The Hill looks at 10 questions/campaign themes to watch: 1. How real is the tea party effect? 2. How many more Democrats head for the exits? 3. Will Republicans have the funds they need to win big? 4. Does the economy turn around? 5. How will 2009 issues translate to 2010? 6. Can Republicans restore their good name? 7. What does President Barack Obama do for the Democrats? 8. How much emphasis do the national parties put on governor's races? 9. Will open seats ruin the National Republican Senatorial Committee's (NRSC) Election Day? 10. Do Democrats face formidable primaries?
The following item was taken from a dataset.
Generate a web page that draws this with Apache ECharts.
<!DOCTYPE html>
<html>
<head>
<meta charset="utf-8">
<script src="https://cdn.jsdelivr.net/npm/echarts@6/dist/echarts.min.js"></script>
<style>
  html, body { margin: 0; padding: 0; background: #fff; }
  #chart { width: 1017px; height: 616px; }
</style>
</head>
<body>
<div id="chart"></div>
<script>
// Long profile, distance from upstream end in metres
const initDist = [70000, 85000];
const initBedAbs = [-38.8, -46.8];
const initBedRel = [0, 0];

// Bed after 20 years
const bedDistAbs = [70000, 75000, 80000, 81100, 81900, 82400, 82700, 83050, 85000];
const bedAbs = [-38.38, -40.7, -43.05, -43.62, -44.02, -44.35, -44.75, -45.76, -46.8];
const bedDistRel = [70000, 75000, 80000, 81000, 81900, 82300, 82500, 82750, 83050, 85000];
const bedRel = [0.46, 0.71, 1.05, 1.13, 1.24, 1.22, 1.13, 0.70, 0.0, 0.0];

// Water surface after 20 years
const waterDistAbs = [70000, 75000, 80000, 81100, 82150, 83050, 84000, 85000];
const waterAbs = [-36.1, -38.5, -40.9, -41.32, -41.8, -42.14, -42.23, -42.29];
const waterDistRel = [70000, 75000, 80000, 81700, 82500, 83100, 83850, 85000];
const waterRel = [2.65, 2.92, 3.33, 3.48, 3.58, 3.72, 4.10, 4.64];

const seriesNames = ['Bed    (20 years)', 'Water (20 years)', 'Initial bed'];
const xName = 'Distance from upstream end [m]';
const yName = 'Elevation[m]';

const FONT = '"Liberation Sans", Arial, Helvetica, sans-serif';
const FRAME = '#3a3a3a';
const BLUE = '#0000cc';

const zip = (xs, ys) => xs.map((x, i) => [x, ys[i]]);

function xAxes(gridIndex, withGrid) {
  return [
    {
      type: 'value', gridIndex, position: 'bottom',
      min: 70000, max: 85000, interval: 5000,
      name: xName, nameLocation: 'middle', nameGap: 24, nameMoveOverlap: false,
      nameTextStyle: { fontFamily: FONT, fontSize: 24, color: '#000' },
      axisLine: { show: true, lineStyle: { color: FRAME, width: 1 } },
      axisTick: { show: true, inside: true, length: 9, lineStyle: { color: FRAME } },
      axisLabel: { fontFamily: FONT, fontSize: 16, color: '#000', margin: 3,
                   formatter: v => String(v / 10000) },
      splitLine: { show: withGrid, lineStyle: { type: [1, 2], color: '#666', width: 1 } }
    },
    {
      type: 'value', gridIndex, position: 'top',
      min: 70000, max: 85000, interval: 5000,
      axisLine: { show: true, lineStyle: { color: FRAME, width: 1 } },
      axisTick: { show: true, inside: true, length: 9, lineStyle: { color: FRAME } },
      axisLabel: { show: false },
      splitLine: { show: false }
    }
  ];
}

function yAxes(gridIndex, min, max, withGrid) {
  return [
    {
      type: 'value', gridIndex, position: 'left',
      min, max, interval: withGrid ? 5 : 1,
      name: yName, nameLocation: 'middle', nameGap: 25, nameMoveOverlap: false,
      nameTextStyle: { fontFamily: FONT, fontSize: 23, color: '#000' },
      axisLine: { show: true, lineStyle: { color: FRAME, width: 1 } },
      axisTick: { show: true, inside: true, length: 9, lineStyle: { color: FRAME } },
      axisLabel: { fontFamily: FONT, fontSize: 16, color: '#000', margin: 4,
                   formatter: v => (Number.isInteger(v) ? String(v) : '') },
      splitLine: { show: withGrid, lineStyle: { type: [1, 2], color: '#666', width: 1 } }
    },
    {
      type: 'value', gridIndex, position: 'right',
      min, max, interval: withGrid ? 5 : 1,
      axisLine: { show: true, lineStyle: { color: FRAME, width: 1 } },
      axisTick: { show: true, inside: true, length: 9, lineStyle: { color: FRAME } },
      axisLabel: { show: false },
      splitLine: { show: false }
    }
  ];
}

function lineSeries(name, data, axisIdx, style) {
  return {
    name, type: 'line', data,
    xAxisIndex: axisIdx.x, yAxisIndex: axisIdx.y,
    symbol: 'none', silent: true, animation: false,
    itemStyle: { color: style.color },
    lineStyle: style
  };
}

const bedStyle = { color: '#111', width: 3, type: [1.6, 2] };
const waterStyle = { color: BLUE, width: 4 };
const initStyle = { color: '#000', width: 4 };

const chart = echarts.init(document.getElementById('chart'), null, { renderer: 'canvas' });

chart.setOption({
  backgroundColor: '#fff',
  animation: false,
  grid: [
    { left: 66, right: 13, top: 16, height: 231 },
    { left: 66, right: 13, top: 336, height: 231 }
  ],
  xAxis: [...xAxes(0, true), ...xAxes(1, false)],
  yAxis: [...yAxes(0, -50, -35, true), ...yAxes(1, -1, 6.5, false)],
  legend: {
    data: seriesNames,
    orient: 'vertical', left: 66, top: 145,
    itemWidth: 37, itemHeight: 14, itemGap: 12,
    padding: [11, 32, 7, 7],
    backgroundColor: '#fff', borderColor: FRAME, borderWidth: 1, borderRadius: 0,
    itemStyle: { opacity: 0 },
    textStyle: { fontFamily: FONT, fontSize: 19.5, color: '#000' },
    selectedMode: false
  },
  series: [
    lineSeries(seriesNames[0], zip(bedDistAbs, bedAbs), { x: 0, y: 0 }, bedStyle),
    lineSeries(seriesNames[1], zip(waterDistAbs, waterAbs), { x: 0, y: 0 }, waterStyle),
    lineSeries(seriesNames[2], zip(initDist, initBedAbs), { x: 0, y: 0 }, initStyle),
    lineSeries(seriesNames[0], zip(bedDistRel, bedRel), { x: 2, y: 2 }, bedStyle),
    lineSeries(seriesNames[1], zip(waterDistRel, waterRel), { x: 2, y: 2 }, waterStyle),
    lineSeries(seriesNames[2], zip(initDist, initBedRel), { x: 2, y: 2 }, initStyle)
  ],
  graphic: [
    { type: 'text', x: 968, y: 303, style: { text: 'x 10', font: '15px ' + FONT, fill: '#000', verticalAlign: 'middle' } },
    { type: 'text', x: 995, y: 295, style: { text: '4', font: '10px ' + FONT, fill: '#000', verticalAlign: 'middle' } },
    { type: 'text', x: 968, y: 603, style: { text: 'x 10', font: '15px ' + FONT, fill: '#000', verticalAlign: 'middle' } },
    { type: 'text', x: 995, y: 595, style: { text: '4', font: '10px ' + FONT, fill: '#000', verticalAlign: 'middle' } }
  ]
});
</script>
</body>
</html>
On the fundraising front, vulnerable House Democrats from the fiscally conservative Blue Dog coalition are getting a leg up in campaign contributions from the group's political action committee, which, according to CQ MoneyLine, has given out the most contributions of any politician-controlled PAC through November 2009: $635,000 to be exact. Among the recipients are Reps. Bobby Bright (AL), Frank Kratovil (MD) and Walt Minnick (ID), whose races CQ Politics has deemed Tossups, the most competitive category.
Politico takes a look at the fundraising disparity between the DCCC and NRCC -- the former vastly outraising the latter. However, it also notes that the underdog Republicans of 1994 were also outspent, but succeeded in taking back the Congressional majority. NRCC recruitment chairman Kevin McCarthy (R-CA) also predicts that donations will increase as Republicans feel more confident in the prospect of midterm wins. "You're going to find the money will soon be growing once members get past the primaries, when they'll be able to give more. When members are on defense, they're trying to keep as much money as they can to protect themselves," McCarthy was quoted as saying.
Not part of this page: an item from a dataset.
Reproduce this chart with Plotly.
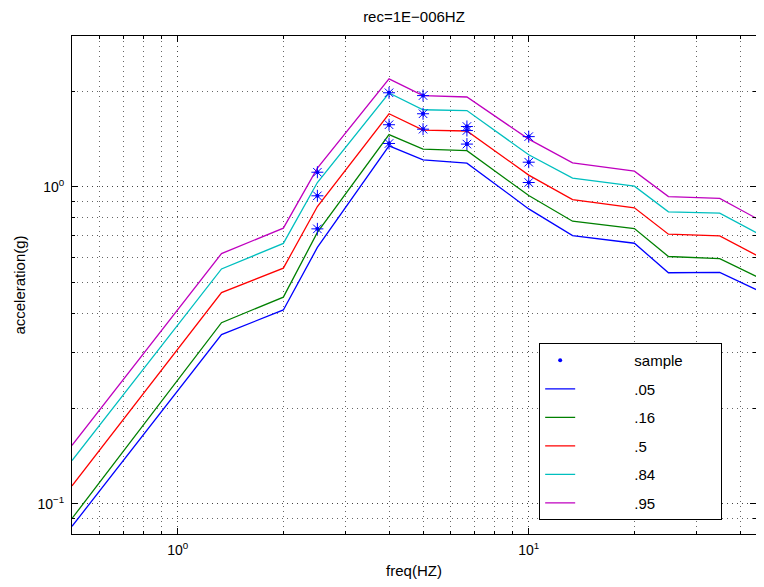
import plotly.graph_objects as go
import math

freq = [0.5, 1.333, 2, 2.5, 4, 5, 6.667, 10, 13.33, 20, 25, 35, 50]
p05 = [0.085, 0.342, 0.409, 0.644, 1.347, 1.217, 1.188, 0.852, 0.702, 0.664, 0.536, 0.537, 0.446]
p16 = [0.090, 0.373, 0.449, 0.718, 1.462, 1.315, 1.300, 0.939, 0.779, 0.739, 0.603, 0.594, 0.490]
p50 = [0.114, 0.464, 0.554, 0.867, 1.700, 1.510, 1.500, 1.089, 0.912, 0.859, 0.709, 0.700, 0.569]
p84 = [0.137, 0.551, 0.663, 1.032, 1.976, 1.750, 1.740, 1.262, 1.065, 1.005, 0.834, 0.826, 0.669]
p95 = [0.153, 0.616, 0.741, 1.146, 2.190, 1.940, 1.920, 1.414, 1.190, 1.121, 0.932, 0.919, 0.742]

sample_f = [2.5, 2.5, 2.5, 4, 4, 4, 5, 5, 5, 6.667, 6.667, 6.667, 10, 10, 10]
sample_a = [1.112, 0.937, 0.737, 1.98, 1.57, 1.37, 1.94, 1.70, 1.52, 1.55, 1.505, 1.364, 1.44, 1.196, 1.032]

series_names = [".05", ".16", ".5", ".84", ".95"]
series_vals = [p05, p16, p50, p84, p95]
series_colors = ["#0000ff", "#008000", "#ff0000", "#00bfbf", "#bf00bf"]

x_ticks = [1, 10]
x_ticktext = ["10<sup>0</sup>", "10<sup>1</sup>"]
y_ticks = [0.1, 1]
y_ticktext = ["10<sup>\u22121</sup>", "10<sup>0</sup>"]

FONT = "Liberation Sans, Arial, Helvetica, sans-serif"
PAD = "\u00a0" * 13

fig = go.Figure()

fig.add_trace(go.Scatter(
    x=sample_f, y=sample_a, mode="markers", name=PAD + "sample" + "\u00a0" * 8,
    legendgroup="s",
    marker=dict(symbol="circle", size=4, color="#0000ff", line=dict(width=0)),
))

for name, vals, col in zip(series_names, series_vals, series_colors):
    fig.add_trace(go.Scatter(
        x=freq, y=vals, mode="lines", name=PAD + name, legendgroup=name,
        line=dict(color=col, width=1.3),
    ))

fig.add_trace(go.Scatter(
    x=sample_f, y=sample_a, mode="markers", showlegend=False,
    marker=dict(symbol="asterisk-open", size=10, color="#0000ff",
                line=dict(width=1, color="#0000ff")),
))

grid_common = dict(
    showline=True, linecolor="black", linewidth=1, mirror="ticks",
    ticks="inside", ticklen=6, tickcolor="black",
    showgrid=True, gridcolor="#444", griddash="1px,4px", gridwidth=1,
    zeroline=False, automargin=False,
    tickfont=dict(family=FONT, size=14, color="black"),
)

fig.update_xaxes(
    type="log", range=[math.log10(0.5), math.log10(44.4)],
    tickvals=x_ticks, ticktext=x_ticktext, ticklabelstandoff=3,
    minor=dict(dtick="D1", ticks="inside", ticklen=3, tickcolor="black",
               showgrid=True, gridcolor="#666", griddash="1px,4px", gridwidth=1),
    title=dict(text="freq(HZ)", font=dict(family=FONT, size=15, color="black"), standoff=17),
    **grid_common,
)
fig.update_yaxes(
    type="log", range=[math.log10(0.0804), math.log10(2.99)],
    tickvals=y_ticks, ticktext=y_ticktext, ticklabelstandoff=4,
    minor=dict(dtick="D1", ticks="inside", ticklen=3, tickcolor="black",
               showgrid=True, gridcolor="#666", griddash="1px,4px", gridwidth=1),
    title=dict(text="acceleration(g)", font=dict(family=FONT, size=15, color="black"), standoff=8),
    **grid_common,
)

fig.update_layout(
    width=748, height=571,
    margin=dict(l=64, r=0, t=28, b=45, autoexpand=False),
    paper_bgcolor="white", plot_bgcolor="white",
    title=dict(text="rec=1E\u2212006HZ", x=0.5, xref="paper", y=0.984, yref="container",
               xanchor="center", yanchor="middle",
               font=dict(family=FONT, size=15, color="black")),
    legend=dict(
        x=0.683, y=0.028, xanchor="left", yanchor="bottom",
        bgcolor="white", bordercolor="black", borderwidth=1,
        font=dict(family=FONT, size=15, color="black"),
        tracegroupgap=6, itemwidth=30,
    ),
    showlegend=True,
)

fig.write_html("out.html")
CALIFORNIA: According to The Hill, some California Republicans are "uneasy" with gubernatorial candidate and former eBay CEO Meg Whitman's "middle-of-the-road" campaign approach, especially on fiscal issues. She recently turned down the chance to speak at an upcoming Los Angeles Republicans' forum, where both her opponents, Steve Poizner and former Rep. Tom Campbell, are scheduled to speak.
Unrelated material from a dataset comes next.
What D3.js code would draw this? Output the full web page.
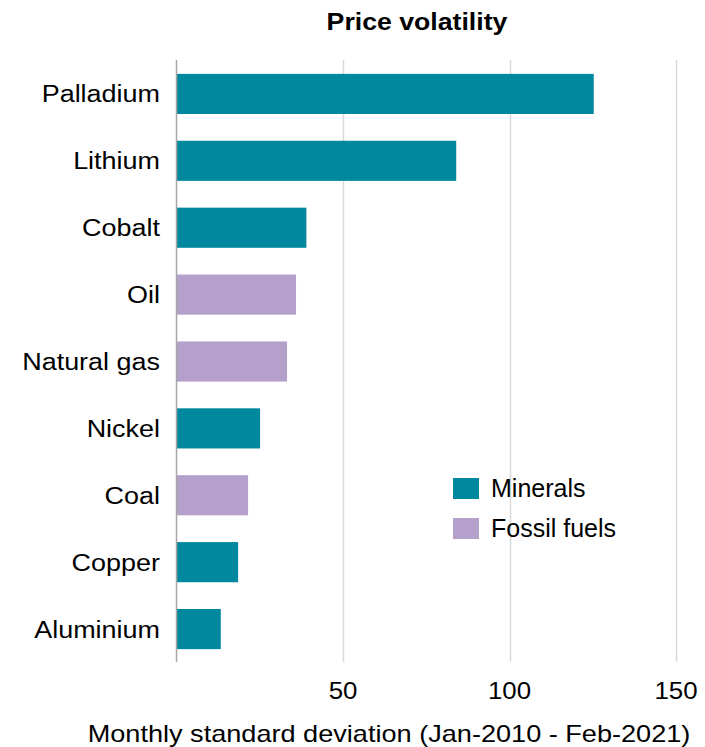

COLORADO: Democrats in the primary for Colorado's junior U.S. Senate seat are trying to keep the race polite "so that whoever emerges as the victor won't be too bruised for the general election," the Wall Street Journal says. Current Senator Michael Bennet, who was appointed to the seat by Gov. Bill Ritter after current interior secretary Ken Salazar vacated his seat, has so far outraised his primary opponent, former state house speaker Andrew Romanoff, but Romanoff may garner more statewide support, holding a majority of state legislators' endorsements, the Journal adds.
FLORIDA: The St. Petersburg Times names their winner and loser of the year in Florida politics. Winner: Marco Rubio. Loser? Charlie Crist. "But," the Times notes, "nobody should count him out. He has a lot of cards to play over the next nine months."
MASSACHUSETTS: We'll know if Republicans are a TAD serious about attempting to target Dem Martha Coakley in this race if John McCain and others do more than simply provide support for Republican Scott Brown via press release.
NEW HAMPSHIRE: Republican Attorney General Kelly Ayotte leads Democratic Rep. Paul Hodes 43% to 36% in a new American Research Group poll, conducted Dec. 26-29, CQ Politics reports.
NEW YORK: "President Obama still wants Gov. Paterson dumped from the Democratic ticket, even though the field of GOP candidates for governor is weaker now that Rudy Giuliani is out of the race, a high-level source close to the White House told The [New York] Post." The source said, "Rin Tin Tin could beat Paterson," adding that Attorney General Andrew Cuomo "has to run."
OHIO: This year's midterm elections will undoubtedly hinge, in part, on candidates' economic records. While there have been over 300,000 jobs lost since incumbent Gov. Ted Strickland (D) took office, his challenger, former Rep. John Kasich (R) -- whom Strickland is either tied with or trails in polls -- was managing director of Lehman Brothers after he left the House in 2000, a position which Ohio Democrats have been quick to highlight, the Dayton Daily News writes. Kasich contends, however, that "blaming him for Lehman's collapse 'is like blaming a car dealer… for the collapse of General Motors."
TEXAS: The Fort Worth Star-Telegram reports on opposition research spending in the race between Republican gubernatorial contenders Rick Perry, the incumbent, and Sen. Kay Bailey Hutchison, his chief primary rival. According to the Star Telegram, Perry's campaign spent at least $13,250 last year on research from the premier Republican "oppo" company, John Doner & Associates, while Hutchison's campaign reports $66,400 to a Little Rock public affairs firm headed by former U.S. prosecutor Tim Griffin, who has previously done opposition work for the RNC, although a Hutchison spokesman declined to elaborate on Griffin's role on the campaign besides saying he "advised" it on some projects.